** START OF DATA LINES **

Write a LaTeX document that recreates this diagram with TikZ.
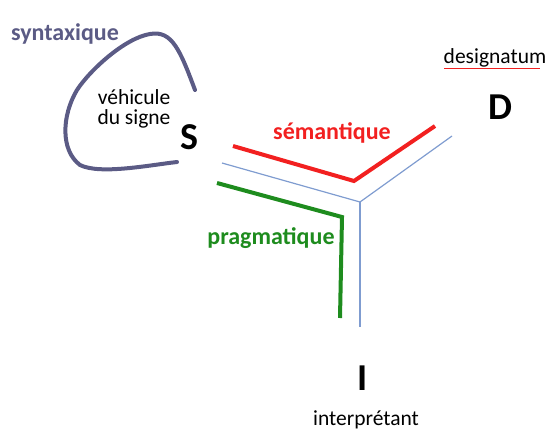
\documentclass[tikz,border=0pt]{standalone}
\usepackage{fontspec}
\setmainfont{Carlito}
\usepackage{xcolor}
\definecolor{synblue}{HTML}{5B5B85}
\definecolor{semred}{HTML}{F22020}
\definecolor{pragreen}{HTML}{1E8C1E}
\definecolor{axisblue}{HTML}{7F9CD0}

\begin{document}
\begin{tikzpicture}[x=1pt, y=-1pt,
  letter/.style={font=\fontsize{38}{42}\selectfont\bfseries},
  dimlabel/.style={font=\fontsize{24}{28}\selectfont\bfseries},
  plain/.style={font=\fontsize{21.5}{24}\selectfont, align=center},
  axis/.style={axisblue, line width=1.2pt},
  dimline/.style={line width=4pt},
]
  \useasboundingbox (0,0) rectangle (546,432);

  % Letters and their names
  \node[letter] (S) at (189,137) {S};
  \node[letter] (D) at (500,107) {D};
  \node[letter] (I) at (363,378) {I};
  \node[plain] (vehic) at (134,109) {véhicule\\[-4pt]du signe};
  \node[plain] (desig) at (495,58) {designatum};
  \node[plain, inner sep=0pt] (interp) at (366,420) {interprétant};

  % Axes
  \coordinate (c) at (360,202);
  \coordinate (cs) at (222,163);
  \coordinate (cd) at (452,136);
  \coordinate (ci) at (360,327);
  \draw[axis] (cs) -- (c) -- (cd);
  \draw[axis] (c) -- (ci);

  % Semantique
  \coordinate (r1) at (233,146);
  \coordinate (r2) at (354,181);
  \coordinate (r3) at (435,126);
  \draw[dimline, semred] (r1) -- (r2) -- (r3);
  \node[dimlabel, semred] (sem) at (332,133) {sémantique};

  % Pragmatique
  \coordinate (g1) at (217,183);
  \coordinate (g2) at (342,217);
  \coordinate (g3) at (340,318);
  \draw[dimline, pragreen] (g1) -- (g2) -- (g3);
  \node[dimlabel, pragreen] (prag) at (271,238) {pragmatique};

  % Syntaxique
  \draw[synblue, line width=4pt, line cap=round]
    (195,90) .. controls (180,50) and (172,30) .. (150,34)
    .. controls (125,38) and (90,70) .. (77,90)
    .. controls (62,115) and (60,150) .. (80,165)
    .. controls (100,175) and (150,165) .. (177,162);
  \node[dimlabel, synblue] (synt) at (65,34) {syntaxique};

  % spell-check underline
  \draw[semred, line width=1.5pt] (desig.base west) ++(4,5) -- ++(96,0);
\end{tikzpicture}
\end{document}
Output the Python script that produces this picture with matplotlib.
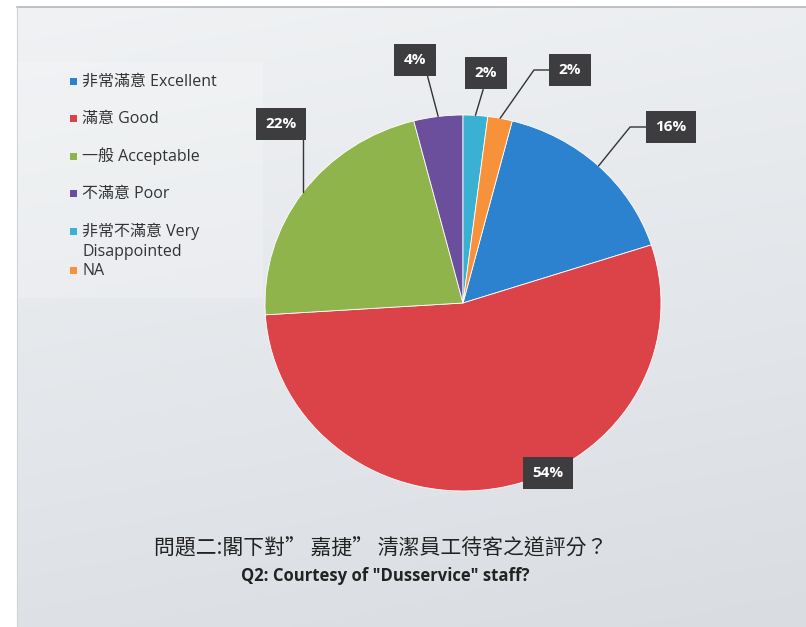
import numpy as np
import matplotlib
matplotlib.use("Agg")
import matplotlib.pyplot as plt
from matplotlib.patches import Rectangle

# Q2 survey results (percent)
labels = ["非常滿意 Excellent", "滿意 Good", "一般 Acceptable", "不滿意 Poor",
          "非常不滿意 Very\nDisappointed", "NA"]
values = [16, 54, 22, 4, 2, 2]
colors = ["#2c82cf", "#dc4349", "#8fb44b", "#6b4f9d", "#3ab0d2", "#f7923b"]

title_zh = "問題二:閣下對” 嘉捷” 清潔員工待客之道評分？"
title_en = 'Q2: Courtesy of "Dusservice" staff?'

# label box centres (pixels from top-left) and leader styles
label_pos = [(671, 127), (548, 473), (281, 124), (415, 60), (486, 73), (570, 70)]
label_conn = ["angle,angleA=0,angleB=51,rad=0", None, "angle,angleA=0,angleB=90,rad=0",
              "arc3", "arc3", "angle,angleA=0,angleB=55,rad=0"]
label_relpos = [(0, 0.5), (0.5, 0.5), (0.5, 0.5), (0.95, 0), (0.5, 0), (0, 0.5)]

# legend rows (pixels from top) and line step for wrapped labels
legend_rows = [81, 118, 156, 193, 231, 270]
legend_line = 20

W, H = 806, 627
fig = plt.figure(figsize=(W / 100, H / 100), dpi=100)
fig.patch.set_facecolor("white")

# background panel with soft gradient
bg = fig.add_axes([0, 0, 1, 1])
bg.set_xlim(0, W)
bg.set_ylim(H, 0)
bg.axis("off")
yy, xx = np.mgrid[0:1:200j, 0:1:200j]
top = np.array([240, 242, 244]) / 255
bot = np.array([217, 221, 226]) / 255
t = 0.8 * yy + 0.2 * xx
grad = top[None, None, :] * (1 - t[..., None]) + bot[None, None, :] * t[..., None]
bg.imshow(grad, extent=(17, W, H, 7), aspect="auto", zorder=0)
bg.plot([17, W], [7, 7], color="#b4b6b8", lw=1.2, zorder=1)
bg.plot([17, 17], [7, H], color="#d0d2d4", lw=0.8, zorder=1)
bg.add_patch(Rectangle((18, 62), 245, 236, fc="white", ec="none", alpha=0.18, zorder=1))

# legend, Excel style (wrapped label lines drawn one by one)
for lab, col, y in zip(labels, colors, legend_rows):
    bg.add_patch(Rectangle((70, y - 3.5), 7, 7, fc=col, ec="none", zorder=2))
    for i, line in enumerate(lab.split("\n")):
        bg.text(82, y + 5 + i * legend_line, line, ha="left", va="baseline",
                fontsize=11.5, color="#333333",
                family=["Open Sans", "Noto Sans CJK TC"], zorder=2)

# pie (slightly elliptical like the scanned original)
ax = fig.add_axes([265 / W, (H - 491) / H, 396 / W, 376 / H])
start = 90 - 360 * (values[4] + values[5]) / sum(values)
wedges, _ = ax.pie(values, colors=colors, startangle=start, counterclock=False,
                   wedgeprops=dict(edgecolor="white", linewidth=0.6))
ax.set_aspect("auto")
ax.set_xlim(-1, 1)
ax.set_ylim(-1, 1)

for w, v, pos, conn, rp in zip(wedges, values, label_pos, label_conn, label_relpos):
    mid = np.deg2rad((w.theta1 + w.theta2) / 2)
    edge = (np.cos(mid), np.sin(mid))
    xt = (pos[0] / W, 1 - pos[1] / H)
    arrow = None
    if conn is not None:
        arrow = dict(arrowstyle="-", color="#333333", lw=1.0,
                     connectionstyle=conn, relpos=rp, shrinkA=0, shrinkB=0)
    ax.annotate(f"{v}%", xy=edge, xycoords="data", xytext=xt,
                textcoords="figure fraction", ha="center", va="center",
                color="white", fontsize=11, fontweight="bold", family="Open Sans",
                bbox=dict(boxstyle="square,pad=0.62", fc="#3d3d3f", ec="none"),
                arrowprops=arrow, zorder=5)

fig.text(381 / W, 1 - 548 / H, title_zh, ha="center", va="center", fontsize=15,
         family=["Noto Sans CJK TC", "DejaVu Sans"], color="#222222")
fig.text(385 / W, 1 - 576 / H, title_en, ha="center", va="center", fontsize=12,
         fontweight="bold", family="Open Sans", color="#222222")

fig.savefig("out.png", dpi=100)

** END OF DATA LINES **

## WRITTEN INSTRUCTION
Output the entries above exactly, without their pictures.

## EXERCISE ANSWER
Write a LaTeX document that recreates this diagram with TikZ.
\documentclass[tikz,border=0pt]{standalone}
\usepackage{fontspec}
\setmainfont{Carlito}
\usepackage{xcolor}
\definecolor{synblue}{HTML}{5B5B85}
\definecolor{semred}{HTML}{F22020}
\definecolor{pragreen}{HTML}{1E8C1E}
\definecolor{axisblue}{HTML}{7F9CD0}

\begin{document}
\begin{tikzpicture}[x=1pt, y=-1pt,
  letter/.style={font=\fontsize{38}{42}\selectfont\bfseries},
  dimlabel/.style={font=\fontsize{24}{28}\selectfont\bfseries},
  plain/.style={font=\fontsize{21.5}{24}\selectfont, align=center},
  axis/.style={axisblue, line width=1.2pt},
  dimline/.style={line width=4pt},
]
  \useasboundingbox (0,0) rectangle (546,432);

  % Letters and their names
  \node[letter] (S) at (189,137) {S};
  \node[letter] (D) at (500,107) {D};
  \node[letter] (I) at (363,378) {I};
  \node[plain] (vehic) at (134,109) {véhicule\\[-4pt]du signe};
  \node[plain] (desig) at (495,58) {designatum};
  \node[plain, inner sep=0pt] (interp) at (366,420) {interprétant};

  % Axes
  \coordinate (c) at (360,202);
  \coordinate (cs) at (222,163);
  \coordinate (cd) at (452,136);
  \coordinate (ci) at (360,327);
  \draw[axis] (cs) -- (c) -- (cd);
  \draw[axis] (c) -- (ci);

  % Semantique
  \coordinate (r1) at (233,146);
  \coordinate (r2) at (354,181);
  \coordinate (r3) at (435,126);
  \draw[dimline, semred] (r1) -- (r2) -- (r3);
  \node[dimlabel, semred] (sem) at (332,133) {sémantique};

  % Pragmatique
  \coordinate (g1) at (217,183);
  \coordinate (g2) at (342,217);
  \coordinate (g3) at (340,318);
  \draw[dimline, pragreen] (g1) -- (g2) -- (g3);
  \node[dimlabel, pragreen] (prag) at (271,238) {pragmatique};

  % Syntaxique
  \draw[synblue, line width=4pt, line cap=round]
    (195,90) .. controls (180,50) and (172,30) .. (150,34)
    .. controls (125,38) and (90,70) .. (77,90)
    .. controls (62,115) and (60,150) .. (80,165)
    .. controls (100,175) and (150,165) .. (177,162);
  \node[dimlabel, synblue] (synt) at (65,34) {syntaxique};

  % spell-check underline
  \draw[semred, line width=1.5pt] (desig.base west) ++(4,5) -- ++(96,0);
\end{tikzpicture}
\end{document}
Output the Python script that produces this picture with matplotlib.
import numpy as np
import matplotlib
matplotlib.use("Agg")
import matplotlib.pyplot as plt
from matplotlib.patches import Rectangle

# Q2 survey results (percent)
labels = ["非常滿意 Excellent", "滿意 Good", "一般 Acceptable", "不滿意 Poor",
          "非常不滿意 Very\nDisappointed", "NA"]
values = [16, 54, 22, 4, 2, 2]
colors = ["#2c82cf", "#dc4349", "#8fb44b", "#6b4f9d", "#3ab0d2", "#f7923b"]

title_zh = "問題二:閣下對” 嘉捷” 清潔員工待客之道評分？"
title_en = 'Q2: Courtesy of "Dusservice" staff?'

# label box centres (pixels from top-left) and leader styles
label_pos = [(671, 127), (548, 473), (281, 124), (415, 60), (486, 73), (570, 70)]
label_conn = ["angle,angleA=0,angleB=51,rad=0", None, "angle,angleA=0,angleB=90,rad=0",
              "arc3", "arc3", "angle,angleA=0,angleB=55,rad=0"]
label_relpos = [(0, 0.5), (0.5, 0.5), (0.5, 0.5), (0.95, 0), (0.5, 0), (0, 0.5)]

# legend rows (pixels from top) and line step for wrapped labels
legend_rows = [81, 118, 156, 193, 231, 270]
legend_line = 20

W, H = 806, 627
fig = plt.figure(figsize=(W / 100, H / 100), dpi=100)
fig.patch.set_facecolor("white")

# background panel with soft gradient
bg = fig.add_axes([0, 0, 1, 1])
bg.set_xlim(0, W)
bg.set_ylim(H, 0)
bg.axis("off")
yy, xx = np.mgrid[0:1:200j, 0:1:200j]
top = np.array([240, 242, 244]) / 255
bot = np.array([217, 221, 226]) / 255
t = 0.8 * yy + 0.2 * xx
grad = top[None, None, :] * (1 - t[..., None]) + bot[None, None, :] * t[..., None]
bg.imshow(grad, extent=(17, W, H, 7), aspect="auto", zorder=0)
bg.plot([17, W], [7, 7], color="#b4b6b8", lw=1.2, zorder=1)
bg.plot([17, 17], [7, H], color="#d0d2d4", lw=0.8, zorder=1)
bg.add_patch(Rectangle((18, 62), 245, 236, fc="white", ec="none", alpha=0.18, zorder=1))

# legend, Excel style (wrapped label lines drawn one by one)
for lab, col, y in zip(labels, colors, legend_rows):
    bg.add_patch(Rectangle((70, y - 3.5), 7, 7, fc=col, ec="none", zorder=2))
    for i, line in enumerate(lab.split("\n")):
        bg.text(82, y + 5 + i * legend_line, line, ha="left", va="baseline",
                fontsize=11.5, color="#333333",
                family=["Open Sans", "Noto Sans CJK TC"], zorder=2)

# pie (slightly elliptical like the scanned original)
ax = fig.add_axes([265 / W, (H - 491) / H, 396 / W, 376 / H])
start = 90 - 360 * (values[4] + values[5]) / sum(values)
wedges, _ = ax.pie(values, colors=colors, startangle=start, counterclock=False,
                   wedgeprops=dict(edgecolor="white", linewidth=0.6))
ax.set_aspect("auto")
ax.set_xlim(-1, 1)
ax.set_ylim(-1, 1)

for w, v, pos, conn, rp in zip(wedges, values, label_pos, label_conn, label_relpos):
    mid = np.deg2rad((w.theta1 + w.theta2) / 2)
    edge = (np.cos(mid), np.sin(mid))
    xt = (pos[0] / W, 1 - pos[1] / H)
    arrow = None
    if conn is not None:
        arrow = dict(arrowstyle="-", color="#333333", lw=1.0,
                     connectionstyle=conn, relpos=rp, shrinkA=0, shrinkB=0)
    ax.annotate(f"{v}%", xy=edge, xycoords="data", xytext=xt,
                textcoords="figure fraction", ha="center", va="center",
                color="white", fontsize=11, fontweight="bold", family="Open Sans",
                bbox=dict(boxstyle="square,pad=0.62", fc="#3d3d3f", ec="none"),
                arrowprops=arrow, zorder=5)

fig.text(381 / W, 1 - 548 / H, title_zh, ha="center", va="center", fontsize=15,
         family=["Noto Sans CJK TC", "DejaVu Sans"], color="#222222")
fig.text(385 / W, 1 - 576 / H, title_en, ha="center", va="center", fontsize=12,
         fontweight="bold", family="Open Sans", color="#222222")

fig.savefig("out.png", dpi=100)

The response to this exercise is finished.